For the FOC is \(f'_x(x,q(x,m)) + f'_y(x,q(x,m))q'(x,m) = 0\). We can solve for \(x^*\) and use \(y=q(x)\) to find \(y^*\).

Exercise F: Maximize the function \(f(x,y) = \log x + \log y\) subject to the constraint \(x+y \le m\).

With more than 2 variables and many constraints, this approach is not practical…

The Lagrangian

The method proposed by Lagrange is to solve for the pair \((x,y)\) using the set of three conditions:

\[\begin{split}\begin{aligned} f'_x(x,y) - \lambda g'_x(x,y) = 0 \\ f'_y(x,y) - \lambda g'_y(x,y) = 0 \\ g(x,y) = m\end{aligned}\end{split}\]

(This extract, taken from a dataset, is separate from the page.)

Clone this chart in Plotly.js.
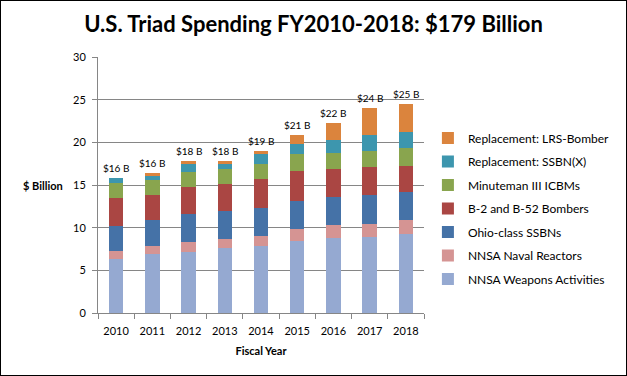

Where \(\lambda\) is a Lagrange multiplier.

If we think backwards, these three equations are the first order conditions to the Lagragian:

\[\begin{aligned} \max_{x,y,\lambda} L(x,y,\lambda) = f(x,y) - \lambda (g(x,y)-m)\end{aligned}\]

The Lagrangian \(L(x,y,\lambda)\) is a modified objective function which penalizes the constraint added to the unconstrained maximization of the objection function. If \(\lambda = 0\), the first two FOC above are the unconstrained FOC, \(f'_x(x,y)=0\) and \(f'_y(x,y)=0\) which yield the unconstrained optimum. If one of the constraints is binding (if \(\lambda \neq 0\)) will we get a different solution.

Exercise G: Maximize the function \(f(x,y) = \log x + \log y\) under the constraint \(x+y \le m\) using a Lagrangian.

Note on logs¶

In these notes, we use \(\log\) to denote the logarithm with base \(e=2.718281828459\) and not base 10. So, it is the natural log (\(\ln = \log_e\)). Python also uses this base in the numpy library.